======== Records provided
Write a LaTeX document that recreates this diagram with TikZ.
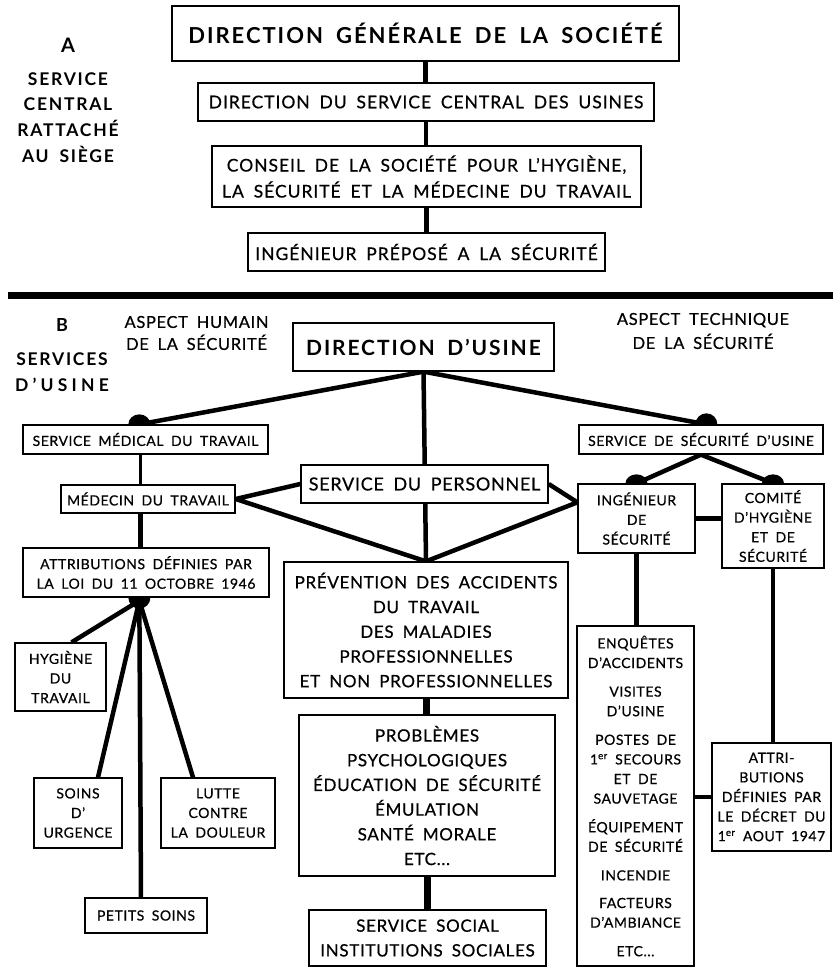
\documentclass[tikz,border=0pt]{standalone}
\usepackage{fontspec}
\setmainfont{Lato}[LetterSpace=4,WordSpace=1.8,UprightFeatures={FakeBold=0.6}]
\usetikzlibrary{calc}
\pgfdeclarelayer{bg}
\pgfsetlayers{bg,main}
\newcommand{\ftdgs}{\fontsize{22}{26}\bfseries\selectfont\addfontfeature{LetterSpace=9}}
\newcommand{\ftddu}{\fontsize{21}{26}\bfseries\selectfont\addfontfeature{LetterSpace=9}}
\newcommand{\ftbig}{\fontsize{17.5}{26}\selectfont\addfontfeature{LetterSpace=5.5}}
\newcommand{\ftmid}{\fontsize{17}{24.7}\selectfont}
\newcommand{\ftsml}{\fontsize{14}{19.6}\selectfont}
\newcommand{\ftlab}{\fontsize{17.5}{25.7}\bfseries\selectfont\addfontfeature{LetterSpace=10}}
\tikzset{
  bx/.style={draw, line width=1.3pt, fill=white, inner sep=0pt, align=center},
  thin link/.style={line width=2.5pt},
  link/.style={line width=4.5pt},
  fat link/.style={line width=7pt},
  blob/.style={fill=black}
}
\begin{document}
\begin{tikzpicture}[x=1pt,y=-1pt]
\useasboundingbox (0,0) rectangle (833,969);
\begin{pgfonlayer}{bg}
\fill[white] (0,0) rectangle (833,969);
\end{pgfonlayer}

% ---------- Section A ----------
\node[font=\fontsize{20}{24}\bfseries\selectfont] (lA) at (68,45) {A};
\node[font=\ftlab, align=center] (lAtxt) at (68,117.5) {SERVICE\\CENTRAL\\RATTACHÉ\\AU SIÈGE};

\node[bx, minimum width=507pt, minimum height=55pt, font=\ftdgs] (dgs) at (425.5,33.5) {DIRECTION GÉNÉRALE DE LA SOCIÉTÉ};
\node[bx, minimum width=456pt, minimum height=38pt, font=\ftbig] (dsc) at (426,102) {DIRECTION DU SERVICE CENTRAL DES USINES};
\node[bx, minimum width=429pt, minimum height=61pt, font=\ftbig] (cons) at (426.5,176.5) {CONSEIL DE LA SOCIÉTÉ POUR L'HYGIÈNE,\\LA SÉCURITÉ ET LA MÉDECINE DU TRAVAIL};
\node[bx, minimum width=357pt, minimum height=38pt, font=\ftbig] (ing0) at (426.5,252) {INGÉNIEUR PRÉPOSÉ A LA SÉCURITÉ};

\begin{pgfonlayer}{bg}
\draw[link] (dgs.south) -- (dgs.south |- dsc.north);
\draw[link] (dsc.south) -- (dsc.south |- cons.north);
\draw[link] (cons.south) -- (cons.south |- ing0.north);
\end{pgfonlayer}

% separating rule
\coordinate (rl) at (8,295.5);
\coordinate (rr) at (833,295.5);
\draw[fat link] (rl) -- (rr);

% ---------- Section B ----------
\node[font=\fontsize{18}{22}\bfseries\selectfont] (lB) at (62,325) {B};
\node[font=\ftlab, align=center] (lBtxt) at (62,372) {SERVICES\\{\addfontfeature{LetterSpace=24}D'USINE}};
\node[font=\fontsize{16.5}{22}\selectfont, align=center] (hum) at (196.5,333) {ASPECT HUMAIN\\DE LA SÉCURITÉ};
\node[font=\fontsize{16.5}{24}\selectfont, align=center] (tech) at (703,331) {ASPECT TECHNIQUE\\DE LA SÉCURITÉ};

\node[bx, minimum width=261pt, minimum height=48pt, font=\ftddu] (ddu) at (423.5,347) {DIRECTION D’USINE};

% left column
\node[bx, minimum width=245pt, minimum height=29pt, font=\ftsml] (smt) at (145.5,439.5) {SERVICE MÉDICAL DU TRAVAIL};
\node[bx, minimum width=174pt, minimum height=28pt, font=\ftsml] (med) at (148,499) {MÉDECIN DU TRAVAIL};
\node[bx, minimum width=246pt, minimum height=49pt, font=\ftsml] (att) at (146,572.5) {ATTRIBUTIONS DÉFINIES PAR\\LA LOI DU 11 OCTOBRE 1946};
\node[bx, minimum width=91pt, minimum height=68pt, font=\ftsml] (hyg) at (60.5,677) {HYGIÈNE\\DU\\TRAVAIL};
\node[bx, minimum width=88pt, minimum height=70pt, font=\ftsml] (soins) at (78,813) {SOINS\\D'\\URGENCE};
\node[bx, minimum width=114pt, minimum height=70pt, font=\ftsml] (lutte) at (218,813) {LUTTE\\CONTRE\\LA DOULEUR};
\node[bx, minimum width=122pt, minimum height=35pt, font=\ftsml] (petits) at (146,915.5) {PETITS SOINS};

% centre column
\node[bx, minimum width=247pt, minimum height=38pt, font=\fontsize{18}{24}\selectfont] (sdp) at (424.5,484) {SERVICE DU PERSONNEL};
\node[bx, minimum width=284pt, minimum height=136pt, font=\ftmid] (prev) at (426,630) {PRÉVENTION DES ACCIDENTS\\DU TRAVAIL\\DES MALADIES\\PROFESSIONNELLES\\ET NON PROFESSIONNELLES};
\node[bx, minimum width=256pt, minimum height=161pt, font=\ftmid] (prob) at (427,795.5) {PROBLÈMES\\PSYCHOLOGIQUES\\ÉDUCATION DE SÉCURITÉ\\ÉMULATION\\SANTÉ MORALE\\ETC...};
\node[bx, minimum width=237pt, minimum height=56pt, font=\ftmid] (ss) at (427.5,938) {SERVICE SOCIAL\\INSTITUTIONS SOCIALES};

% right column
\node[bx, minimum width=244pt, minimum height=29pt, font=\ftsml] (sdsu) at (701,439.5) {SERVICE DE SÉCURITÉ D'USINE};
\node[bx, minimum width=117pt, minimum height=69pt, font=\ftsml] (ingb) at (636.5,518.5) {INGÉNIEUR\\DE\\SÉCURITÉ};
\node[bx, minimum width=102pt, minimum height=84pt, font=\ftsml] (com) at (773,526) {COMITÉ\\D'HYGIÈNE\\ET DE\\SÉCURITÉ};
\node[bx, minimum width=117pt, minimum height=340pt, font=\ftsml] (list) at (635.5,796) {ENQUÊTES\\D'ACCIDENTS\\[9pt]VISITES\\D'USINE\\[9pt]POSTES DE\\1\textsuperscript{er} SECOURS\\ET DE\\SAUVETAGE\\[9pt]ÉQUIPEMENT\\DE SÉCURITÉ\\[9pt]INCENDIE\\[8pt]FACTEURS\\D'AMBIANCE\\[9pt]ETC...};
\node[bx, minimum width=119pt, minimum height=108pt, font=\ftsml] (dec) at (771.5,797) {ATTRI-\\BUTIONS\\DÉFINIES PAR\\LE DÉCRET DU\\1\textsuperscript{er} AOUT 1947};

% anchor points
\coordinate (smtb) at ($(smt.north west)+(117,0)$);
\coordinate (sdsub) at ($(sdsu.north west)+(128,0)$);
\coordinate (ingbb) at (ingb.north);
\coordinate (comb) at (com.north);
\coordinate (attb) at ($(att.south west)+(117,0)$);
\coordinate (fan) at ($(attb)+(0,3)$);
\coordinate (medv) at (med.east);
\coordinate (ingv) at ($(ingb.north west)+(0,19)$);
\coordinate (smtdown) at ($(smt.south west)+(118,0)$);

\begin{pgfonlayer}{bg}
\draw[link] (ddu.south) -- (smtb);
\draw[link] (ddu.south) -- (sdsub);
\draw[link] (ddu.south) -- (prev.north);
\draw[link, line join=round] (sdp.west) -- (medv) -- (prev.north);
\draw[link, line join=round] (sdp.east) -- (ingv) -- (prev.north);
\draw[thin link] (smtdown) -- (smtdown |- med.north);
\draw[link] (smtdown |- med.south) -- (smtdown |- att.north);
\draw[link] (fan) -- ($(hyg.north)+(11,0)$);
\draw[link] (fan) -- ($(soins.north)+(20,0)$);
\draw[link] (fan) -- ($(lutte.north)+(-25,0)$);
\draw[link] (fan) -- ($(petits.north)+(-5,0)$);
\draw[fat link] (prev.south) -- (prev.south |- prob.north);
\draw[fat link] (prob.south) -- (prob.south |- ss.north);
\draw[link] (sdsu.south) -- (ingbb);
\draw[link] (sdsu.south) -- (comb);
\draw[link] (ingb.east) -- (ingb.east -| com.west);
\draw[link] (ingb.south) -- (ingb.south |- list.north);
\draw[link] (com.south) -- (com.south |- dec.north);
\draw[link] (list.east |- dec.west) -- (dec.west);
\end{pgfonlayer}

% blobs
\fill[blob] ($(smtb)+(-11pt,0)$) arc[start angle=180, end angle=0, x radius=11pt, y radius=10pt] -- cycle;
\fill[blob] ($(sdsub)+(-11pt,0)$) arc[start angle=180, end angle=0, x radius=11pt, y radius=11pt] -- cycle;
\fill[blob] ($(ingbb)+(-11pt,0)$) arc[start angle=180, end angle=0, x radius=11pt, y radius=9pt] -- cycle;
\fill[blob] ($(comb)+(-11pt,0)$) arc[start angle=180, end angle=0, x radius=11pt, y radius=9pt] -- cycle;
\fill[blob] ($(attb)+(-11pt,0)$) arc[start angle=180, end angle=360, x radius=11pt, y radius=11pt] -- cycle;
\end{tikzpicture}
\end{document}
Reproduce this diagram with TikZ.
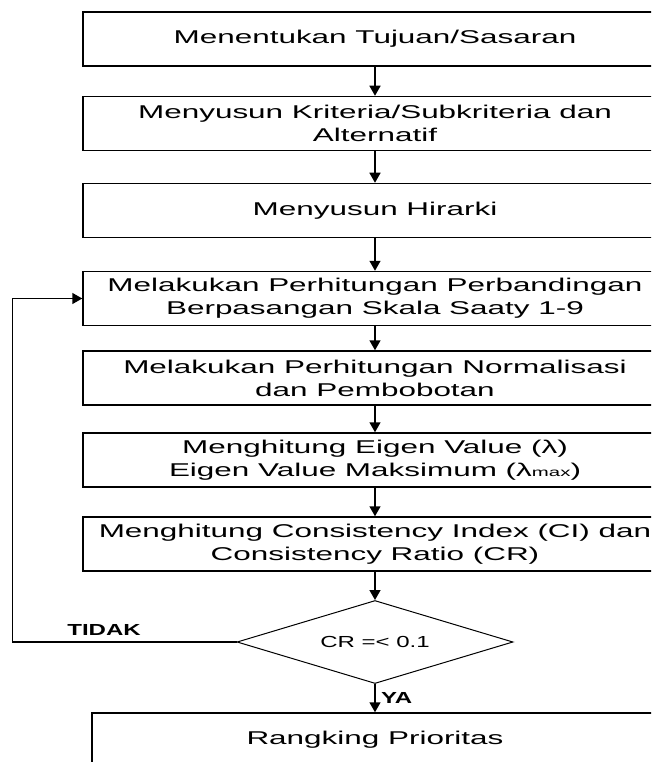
================
_Exercise task_
Find the lines containing "this" and pull them out.

_Exercise solution_
Write a LaTeX document that recreates this diagram with TikZ.
Reproduce this diagram with TikZ.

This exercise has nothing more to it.